Justifying an LTE Apple Watch

apple / tech
Apple Watch

Tech rumormongers claim that Apple will announce an LTE-equipped Apple Watch at its September event. I’m intrigued to see how Apple makes the case for adding the cell radio. What is a cell-equipped Watch for? Or, put another way, when would I be willing to leave behind my phone?

For me, the only answer is, “When I’m working out.” I hate bringing my iPhone on runs. There’s no good way to carry it; arm straps are awkward, and hip belts make the phone’s heft hard to ignore.

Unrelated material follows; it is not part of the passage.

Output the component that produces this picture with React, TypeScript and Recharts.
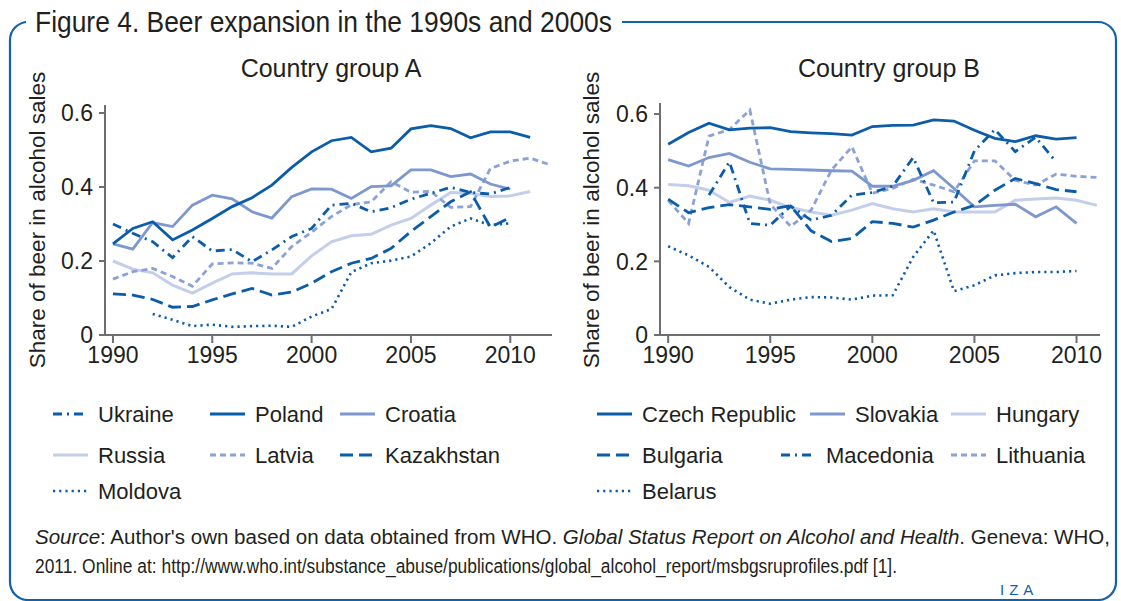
import React from 'react';
import { LineChart, Line, XAxis, YAxis } from 'recharts';

// ---------- colours & styles ----------
const DARK = '#0b5ca9';
const MED = '#7d97cf';
const MEDDASH = '#8aa2d5';
const LIGHT = '#c3cee9';
const TEXT = '#231f20';
const AXIS = '#6d6e71';
const FRAME = '#1261ab';
const FONT = '"Liberation Sans", Arial, Helvetica, sans-serif';

const DASHDOT = '9 5 2 5';
const LONGDASH = '13 6';
const SHORTDASH = '6 4';
const DOTTED = '2.2 4';

// ---------- data: Country group A ----------
const yearsA = [1990, 1991, 1992, 1993, 1994, 1995, 1996, 1997, 1998, 1999, 2000, 2001, 2002, 2003, 2004, 2005, 2006, 2007, 2008, 2009, 2010, 2011, 2012];
const ukraine = [0.300, 0.275, 0.252, 0.209, 0.266, 0.227, 0.231, 0.198, 0.230, 0.266, 0.288, 0.351, 0.356, 0.333, 0.344, 0.367, 0.383, 0.399, 0.385, 0.381, 0.399, null, null];
const poland = [0.246, 0.288, 0.306, 0.257, 0.284, 0.315, 0.347, 0.371, 0.405, 0.453, 0.495, 0.525, 0.534, 0.495, 0.505, 0.557, 0.566, 0.558, 0.533, 0.549, 0.549, 0.534, null];
const croatia = [0.246, 0.232, 0.304, 0.293, 0.351, 0.378, 0.368, 0.333, 0.316, 0.374, 0.395, 0.394, 0.369, 0.401, 0.403, 0.446, 0.446, 0.428, 0.435, 0.408, 0.394, null, null];
const russia = [0.200, 0.178, 0.168, 0.135, 0.113, 0.140, 0.165, 0.168, 0.165, 0.165, 0.214, 0.252, 0.268, 0.272, 0.297, 0.315, 0.351, 0.385, 0.383, 0.374, 0.376, 0.388, null];
const latvia = [0.151, 0.171, 0.180, 0.158, 0.132, 0.192, 0.195, 0.194, 0.180, 0.239, 0.278, 0.320, 0.352, 0.360, 0.414, 0.386, 0.388, 0.345, 0.347, 0.450, 0.470, 0.478, 0.460];
const kazakhstan = [0.111, 0.108, 0.096, 0.075, 0.077, 0.095, 0.111, 0.126, 0.108, 0.116, 0.140, 0.171, 0.194, 0.207, 0.234, 0.280, 0.320, 0.360, 0.387, 0.291, 0.318, null, null];
const moldova = [null, null, 0.057, 0.041, 0.024, 0.028, 0.022, 0.024, 0.025, 0.022, 0.050, 0.070, 0.170, 0.194, 0.201, 0.212, 0.248, 0.293, 0.315, 0.297, 0.302, null, null];

// ---------- data: Country group B ----------
const yearsB = [1990, 1991, 1992, 1993, 1994, 1995, 1996, 1997, 1998, 1999, 2000, 2001, 2002, 2003, 2004, 2005, 2006, 2007, 2008, 2009, 2010, 2011];
const czech = [0.518, 0.550, 0.575, 0.557, 0.562, 0.563, 0.552, 0.549, 0.547, 0.543, 0.566, 0.569, 0.570, 0.584, 0.581, 0.556, 0.534, 0.525, 0.541, 0.532, 0.536, null];
const slovakia = [0.476, 0.459, 0.482, 0.493, 0.469, 0.451, 0.450, 0.448, 0.446, 0.445, 0.404, 0.404, 0.420, 0.446, 0.398, 0.348, 0.352, 0.355, 0.321, 0.348, 0.303, null];
const hungary = [0.409, 0.405, 0.393, 0.360, 0.377, 0.366, 0.346, 0.334, 0.325, 0.339, 0.357, 0.343, 0.334, 0.343, 0.334, 0.334, 0.334, 0.366, 0.369, 0.372, 0.366, 0.352];
const bulgaria = [0.369, 0.332, 0.346, 0.354, 0.348, 0.341, 0.351, 0.283, 0.254, 0.262, 0.308, 0.303, 0.293, 0.312, 0.334, 0.352, 0.393, 0.425, 0.411, 0.395, 0.389, null];
const macedonia = [null, null, 0.380, 0.470, 0.303, 0.298, 0.350, 0.312, 0.325, 0.380, 0.387, 0.404, 0.482, 0.359, 0.361, 0.500, 0.558, 0.498, 0.537, 0.470, null, null];
const lithuania = [0.366, 0.303, 0.540, 0.558, 0.611, 0.355, 0.295, 0.339, 0.448, 0.511, 0.385, 0.398, 0.423, 0.407, 0.389, 0.473, 0.473, 0.420, 0.407, 0.437, 0.431, 0.428];
const belarus = [0.241, 0.216, 0.185, 0.130, 0.096, 0.085, 0.096, 0.103, 0.102, 0.096, 0.107, 0.108, 0.212, 0.284, 0.119, 0.135, 0.162, 0.168, 0.171, 0.171, 0.174, null];

// ---------- ticks ----------
const xTicks = [1990, 1995, 2000, 2005, 2010];
const yTicks = [0, 0.2, 0.4, 0.6];

// ---------- series definitions ----------
type Series = { name: string; values: (number | null)[]; color: string; dash?: string; width: number };

const seriesA: Series[] = [
  { name: 'Russia', values: russia, color: LIGHT, width: 3 },
  { name: 'Latvia', values: latvia, color: MEDDASH, dash: SHORTDASH, width: 2.8 },
  { name: 'Croatia', values: croatia, color: MED, width: 2.8 },
  { name: 'Moldova', values: moldova, color: DARK, dash: DOTTED, width: 2.6 },
  { name: 'Kazakhstan', values: kazakhstan, color: DARK, dash: LONGDASH, width: 2.8 },
  { name: 'Ukraine', values: ukraine, color: DARK, dash: DASHDOT, width: 2.8 },
  { name: 'Poland', values: poland, color: DARK, width: 2.8 },
];

const seriesB: Series[] = [
  { name: 'Hungary', values: hungary, color: LIGHT, width: 3 },
  { name: 'Lithuania', values: lithuania, color: MEDDASH, dash: SHORTDASH, width: 2.8 },
  { name: 'Slovakia', values: slovakia, color: MED, width: 2.8 },
  { name: 'Belarus', values: belarus, color: DARK, dash: DOTTED, width: 2.6 },
  { name: 'Bulgaria', values: bulgaria, color: DARK, dash: LONGDASH, width: 2.8 },
  { name: 'Macedonia', values: macedonia, color: DARK, dash: DASHDOT, width: 2.8 },
  { name: 'Czech Republic', values: czech, color: DARK, width: 2.8 },
];

const buildRows = (years: number[], series: Series[]) =>
  years.map((year, i) => {
    const row: Record<string, number | null> = { year };
    series.forEach((s) => {
      row[s.name] = s.values[i];
    });
    return row;
  });

const dataA = buildRows(yearsA, seriesA);
const dataB = buildRows(yearsB, seriesB);

// ---------- legend layout ----------
const legendOrderA = ['Ukraine', 'Poland', 'Croatia', 'Russia', 'Latvia', 'Kazakhstan', 'Moldova'];
const legendOrderB = ['Czech Republic', 'Slovakia', 'Hungary', 'Bulgaria', 'Macedonia', 'Lithuania', 'Belarus'];
const legendPosA = [
  [53, 0], [210, 0], [340, 0],
  [53, 1], [210, 1], [340, 1],
  [53, 2],
];
const legendPosB = [
  [597, 0], [810, 0], [951, 0],
  [597, 1], [781, 1], [951, 1],
  [597, 2],
];
const legendRowY = [414, 455, 491];

const fmtY = (v: number) => (v === 0 ? '0' : v.toFixed(1));

function Panel(props: {
  data: Record<string, number | null>[];
  series: Series[];
  xDomain: [number, number];
  yMax: number;
  width: number;
  margin: { top: number; right: number; bottom: number; left: number };
}) {
  const { data, series, xDomain, yMax, width, margin } = props;
  return (
    <LineChart width={width} height={380} data={data} margin={margin}>
      <XAxis
        dataKey="year"
        type="number"
        domain={xDomain}
        allowDataOverflow
        ticks={xTicks}
        interval={0}
        height={40}
        tickSize={8}
        tickMargin={4}
        axisLine={{ stroke: AXIS, strokeWidth: 2 }}
        tickLine={{ stroke: AXIS, strokeWidth: 2 }}
        tick={{ fill: TEXT, fontSize: 23, fontFamily: FONT }}
      />
      <YAxis
        type="number"
        domain={[0, yMax]}
        allowDataOverflow
        ticks={yTicks}
        interval={0}
        width={60}
        tickSize={6}
        tickMargin={6}
        tickFormatter={fmtY}
        axisLine={{ stroke: AXIS, strokeWidth: 2 }}
        tickLine={{ stroke: AXIS, strokeWidth: 2 }}
        tick={{ fill: TEXT, fontSize: 23, fontFamily: FONT }}
      />
      {series.map((s) => (
        <Line
          key={s.name}
          type="linear"
          dataKey={s.name}
          stroke={s.color}
          strokeWidth={s.width}
          strokeDasharray={s.dash}
          dot={false}
          activeDot={false}
          connectNulls={false}
          isAnimationActive={false}
        />
      ))}
    </LineChart>
  );
}

function Legend(props: { order: string[]; pos: number[][]; series: Series[] }) {
  const { order, pos, series } = props;
  return (
    <g>
      {order.map((name, i) => {
        const s = series.find((q) => q.name === name)!;
        const [x, row] = pos[i];
        const y = legendRowY[row];
        return (
          <g key={name}>
            <line x1={x} x2={x + 35} y1={y} y2={y} stroke={s.color} strokeWidth={s.width} strokeDasharray={s.dash} />
            <text x={x + 45} y={y + 8} fontSize={22} fill={TEXT} fontFamily={FONT}>
              {name}
            </text>
          </g>
        );
      })}
    </g>
  );
}

export default function App() {
  return (
    <div style={{ position: 'absolute', left: 0, top: 0, width: 1121, height: 601, background: '#fff', overflow: 'hidden' }}>
      <svg width={1121} height={601} style={{ position: 'absolute', left: 0, top: 0 }}>
        <rect x={10} y={22} width={1106} height={578} rx={18} ry={18} fill="none" stroke={FRAME} strokeWidth={2.2} />
        <rect x={26} y={6} width={596} height={34} fill="#fff" />
        <text x={35} y={32} fontSize={30} fill={TEXT} fontFamily={FONT} textLength={577} lengthAdjust="spacingAndGlyphs">
          Figure 4. Beer expansion in the 1990s and 2000s
        </text>
        <text x={331} y={77} fontSize={25} fill={TEXT} fontFamily={FONT} textAnchor="middle">
          Country group A
        </text>
        <text x={889} y={77} fontSize={25} fill={TEXT} fontFamily={FONT} textAnchor="middle">
          Country group B
        </text>
        <text x={37} y={220} fontSize={22.5} fill={TEXT} fontFamily={FONT} textAnchor="middle" dy="0.35em" transform="rotate(-90 37 220)">
          Share of beer in alcohol sales
        </text>
        <text x={591} y={220} fontSize={22.5} fill={TEXT} fontFamily={FONT} textAnchor="middle" dy="0.35em" transform="rotate(-90 591 220)">
          Share of beer in alcohol sales
        </text>
        <Legend order={legendOrderA} pos={legendPosA} series={seriesA} />
        <Legend order={legendOrderB} pos={legendPosB} series={seriesB} />
        <text x={35} y={544} fontSize={20} fill={TEXT} fontFamily={FONT} textLength={1075} lengthAdjust="spacingAndGlyphs">
          <tspan fontStyle="italic">Source</tspan>
          <tspan>: Author's own based on data obtained from WHO. </tspan>
          <tspan fontStyle="italic">Global Status Report on Alcohol and Health</tspan>
          <tspan>. Geneva: WHO,</tspan>
        </text>
        <text x={35} y={573} fontSize={20} fill={TEXT} fontFamily={FONT} textLength={862} lengthAdjust="spacingAndGlyphs">
          2011. Online at: http://www.who.int/substance_abuse/publications/global_alcohol_report/msbgsruprofiles.pdf [1].
        </text>
        <text x={1000} y={595} fontSize={15} fill={FRAME} fontFamily={FONT} letterSpacing={5}>
          IZA
        </text>
      </svg>
      <div style={{ position: 'absolute', left: 0, top: 0 }}>
        <Panel data={dataA} series={seriesA} xDomain={[1989.6, 2012.1]} yMax={0.6216} width={570} margin={{ top: 105, right: 18, bottom: 5, left: 45 }} />
      </div>
      <div style={{ position: 'absolute', left: 560, top: 0 }}>
        <Panel data={dataB} series={seriesB} xDomain={[1989.6, 2011.15]} yMax={0.63} width={560} margin={{ top: 103, right: 20, bottom: 5, left: 40 }} />
      </div>
    </div>
  );
}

Theoretically, an LTE-enabled Watch could make it easier to leave my iPhone on the dresser when I go running. I could still send and receive urgent messages. If I were an Apple Music subscriber, I could stream any song on the go—not just the playlists I presync to the Watch.

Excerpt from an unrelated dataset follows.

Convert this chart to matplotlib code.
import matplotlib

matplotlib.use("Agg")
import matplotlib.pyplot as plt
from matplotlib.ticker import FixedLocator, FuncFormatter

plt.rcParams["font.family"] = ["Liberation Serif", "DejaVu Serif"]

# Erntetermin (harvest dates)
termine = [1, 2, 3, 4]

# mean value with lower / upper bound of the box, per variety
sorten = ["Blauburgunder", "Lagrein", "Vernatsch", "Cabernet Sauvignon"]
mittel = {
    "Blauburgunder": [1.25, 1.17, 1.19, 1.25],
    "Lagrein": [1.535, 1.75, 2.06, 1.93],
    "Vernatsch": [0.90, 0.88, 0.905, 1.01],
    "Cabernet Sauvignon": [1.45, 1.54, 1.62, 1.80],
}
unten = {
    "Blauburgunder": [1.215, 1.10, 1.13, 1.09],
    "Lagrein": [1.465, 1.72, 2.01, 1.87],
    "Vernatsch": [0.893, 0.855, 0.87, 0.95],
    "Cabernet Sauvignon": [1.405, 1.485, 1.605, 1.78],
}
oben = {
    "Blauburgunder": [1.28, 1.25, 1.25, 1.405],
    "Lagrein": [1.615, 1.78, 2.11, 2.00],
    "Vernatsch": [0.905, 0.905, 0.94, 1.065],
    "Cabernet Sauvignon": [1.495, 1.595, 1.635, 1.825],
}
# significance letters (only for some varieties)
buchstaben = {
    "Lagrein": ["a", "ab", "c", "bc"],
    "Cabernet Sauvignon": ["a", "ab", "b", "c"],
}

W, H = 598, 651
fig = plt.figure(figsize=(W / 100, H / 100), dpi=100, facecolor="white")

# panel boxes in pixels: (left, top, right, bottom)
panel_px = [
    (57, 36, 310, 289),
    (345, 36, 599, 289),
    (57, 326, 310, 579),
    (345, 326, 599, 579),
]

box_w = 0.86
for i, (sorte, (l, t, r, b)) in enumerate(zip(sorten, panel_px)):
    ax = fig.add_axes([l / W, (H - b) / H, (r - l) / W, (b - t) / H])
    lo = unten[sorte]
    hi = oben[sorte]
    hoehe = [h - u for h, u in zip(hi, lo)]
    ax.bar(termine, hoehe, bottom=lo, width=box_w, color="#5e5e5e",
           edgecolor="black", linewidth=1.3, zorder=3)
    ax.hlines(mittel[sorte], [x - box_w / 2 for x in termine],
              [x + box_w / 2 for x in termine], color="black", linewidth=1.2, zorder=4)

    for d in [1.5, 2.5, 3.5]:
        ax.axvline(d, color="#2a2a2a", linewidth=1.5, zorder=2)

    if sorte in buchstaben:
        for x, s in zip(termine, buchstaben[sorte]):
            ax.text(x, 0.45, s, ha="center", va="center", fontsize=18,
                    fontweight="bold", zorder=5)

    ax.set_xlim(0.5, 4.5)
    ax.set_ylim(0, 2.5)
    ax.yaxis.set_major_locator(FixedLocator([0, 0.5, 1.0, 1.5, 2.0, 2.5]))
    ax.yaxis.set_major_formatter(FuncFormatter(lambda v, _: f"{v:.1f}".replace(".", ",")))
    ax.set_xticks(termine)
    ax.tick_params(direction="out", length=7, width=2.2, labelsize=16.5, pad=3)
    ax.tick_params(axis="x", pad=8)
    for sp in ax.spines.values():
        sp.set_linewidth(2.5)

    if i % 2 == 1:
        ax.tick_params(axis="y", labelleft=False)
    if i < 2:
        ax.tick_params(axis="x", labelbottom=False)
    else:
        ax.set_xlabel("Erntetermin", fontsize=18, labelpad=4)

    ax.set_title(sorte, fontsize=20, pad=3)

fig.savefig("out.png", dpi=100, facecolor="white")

But there are other reasons I bring my phone along on runs—things that even a cell-connected Apple Watch couldn’t do. For example, I occasionally stumble across something interesting while I’m out: a glorious sunrise, a gnarly snapping turtle, a dew-starred spider web. I whip out my phone and snap a photo—a nice reward for my exercise efforts. What happens when the “camera that’s with you” is no longer with you?

Another problem? Podcasts. There’s currently no good way to play podcasts from the Apple Watch itself. Apple inexplicably continues to ignore podcast playback as a potential Watch feature. Meanwhile, third-party apps, hindered by the platform’s limited APIs, haven’t filled the gap. If I want to catch up on my favorite shows while I run, the iPhone needs to come along for the ride.

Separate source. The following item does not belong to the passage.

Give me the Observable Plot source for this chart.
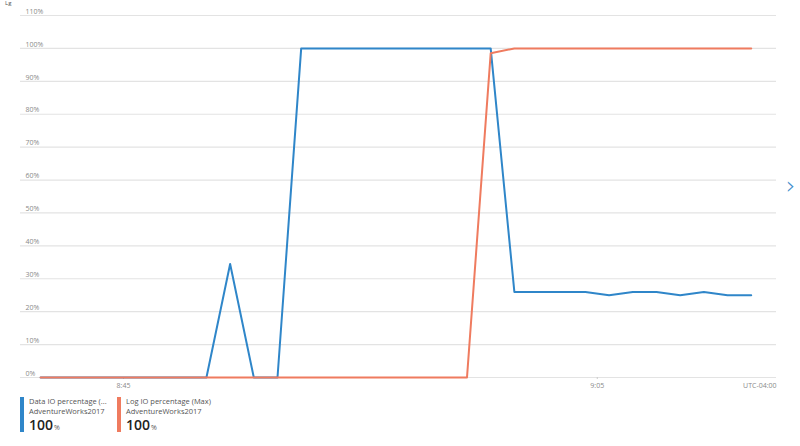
<!DOCTYPE html>
<html>
<head>
<meta charset="utf-8">
<script src="https://cdn.jsdelivr.net/npm/d3@7"></script>
<script src="https://cdn.jsdelivr.net/npm/@observablehq/plot@0.6"></script>
<style>
  html, body { margin: 0; padding: 0; background: #fff; }
  body { width: 800px; height: 446px; overflow: hidden; position: relative; font-family: "Open Sans", "Noto Sans", sans-serif; }
  #chart svg { display: block; }
  .corner { position: absolute; left: 5px; top: 0px; font-size: 6px; line-height: 6px; color: #555; }
  .chev { position: absolute; left: 786px; top: 172px; font-size: 24px; line-height: 28px; color: #3d8ccc; font-family: "DejaVu Sans", sans-serif; font-weight: 200; }
  .legend { position: absolute; left: 20px; top: 396px; display: flex; gap: 0; }
  .item { position: relative; padding-left: 9px; height: 37px; }
  .item .bar { position: absolute; left: 0; top: 1px; width: 4px; height: 35px; }
  .item .l1, .item .l2 { font-size: 7.5px; color: #555; line-height: 10px; height: 10px; white-space: nowrap; }
  .item .val { font-size: 14px; font-weight: 600; color: #222; line-height: 17px; height: 17px; white-space: nowrap; }
  .item .val span { font-size: 7px; font-weight: 400; color: #555; margin-left: 1px; }
</style>
</head>
<body>
<div class="corner">Lg</div>
<div id="chart"></div>
<div class="chev">›</div>
<div class="legend" id="legend"></div>
<script>
// Data, one point per minute
const times = [
  "08:41:30","08:42:30","08:43:30","08:44:30","08:45:30","08:46:30","08:47:30","08:48:30",
  "08:49:30","08:50:30","08:51:30","08:52:30","08:53:30","08:54:30","08:55:30","08:56:30",
  "08:57:30","08:58:30","08:59:30","09:00:30","09:01:30","09:02:30","09:03:30","09:04:30",
  "09:05:30","09:06:30","09:07:30","09:08:30","09:09:30","09:10:30","09:11:30"
];
const dataIO = [
  0,0,0,0,0,0,0,0,
  34.5,0,0,100,100,100,100,100,
  100,100,100,100,26,26,26,26,
  25,26,26,25,26,25,25
];
const logIO = [
  0,0,0,0,0,0,0,0,
  0,0,0,0,0,0,0,0,
  0,0,0,98.5,100,100,100,100,
  100,100,100,100,100,100,100
];
const seriesNames = ["Data IO percentage (...", "Log IO percentage (Max)"];
const seriesColors = ["#2f86c9", "#ef7b5f"];
const resourceName = "AdventureWorks2017";
const legendValues = ["100", "100"];
const yTicks = [0,10,20,30,40,50,60,70,80,90,100,110];
const xTickTimes = ["08:45:00", "09:05:00"];
const domainTimes = ["08:40:39", "09:12:34"];
const zoneLabel = "UTC-04:00";

const parse = s => new Date(`2023-01-01T${s}`);
const rows = [];
times.forEach((t, i) => {
  rows.push({time: parse(t), value: dataIO[i], series: seriesNames[0]});
  rows.push({time: parse(t), value: logIO[i], series: seriesNames[1]});
});

const chart = Plot.plot({
  width: 800,
  height: 395,
  marginTop: 15,
  marginBottom: 18,
  marginLeft: 20,
  marginRight: 24,
  style: {fontFamily: "'Open Sans', 'Noto Sans', sans-serif", fontSize: "7px", color: "#888", background: "#fff"},
  x: {type: "time", domain: domainTimes.map(parse), label: null},
  y: {domain: [0, 110], label: null},
  color: {domain: seriesNames, range: seriesColors},
  marks: [
    Plot.gridY(yTicks, {stroke: "#e3e3e3", strokeOpacity: 1, strokeWidth: 1.2}),
    Plot.axisY({ticks: yTicks, tickFormat: d => d + "%", tickSize: 0, tickPadding: 0, textAnchor: "start", dx: 5, dy: -4, fill: "#8a8a8a", fontSize: 7, label: null}),
    Plot.axisX({ticks: xTickTimes.map(parse), tickFormat: d3.timeFormat("%-H:%M"), tickSize: 2, tickPadding: 4, stroke: "#ccc", fill: "#8a8a8a", fontSize: 7, label: null}),
    Plot.text([zoneLabel], {frameAnchor: "bottom-right", dx: 0, dy: 10, textAnchor: "end", fill: "#8a8a8a", fontSize: 7}),
    Plot.line(rows, {x: "time", y: "value", stroke: "series", strokeWidth: 2, curve: "linear", z: "series"})
  ]
});
document.getElementById("chart").appendChild(chart);

const legend = document.getElementById("legend");
seriesNames.forEach((name, i) => {
  const item = document.createElement("div");
  item.className = "item";
  item.style.width = i === 0 ? "88px" : "120px";
  item.innerHTML = `<div class="bar" style="background:${seriesColors[i]}"></div>
    <div class="l1">${name}</div>
    <div class="l2">${resourceName}</div>
    <div class="val">${legendValues[i]}<span>%</span></div>`;
  legend.appendChild(item);
});
</script>
</body>
</html>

For me, then, an LTE-equipped Apple Watch seems to create as many problems as it solves. That makes it tough to justify the added cost, particularly if the carriers charge a per-month fee (which is likely).

To be fair, Apple hasn’t made their pitch yet. There may be a use case here that I can’t think of—a benefit that would outweigh the drawbacks of running phoneless. Or maybe they’ll find ways to replace more of the phone’s functionality than currently seems possible. In any case, I’m looking forward to hearing their argument on September 12.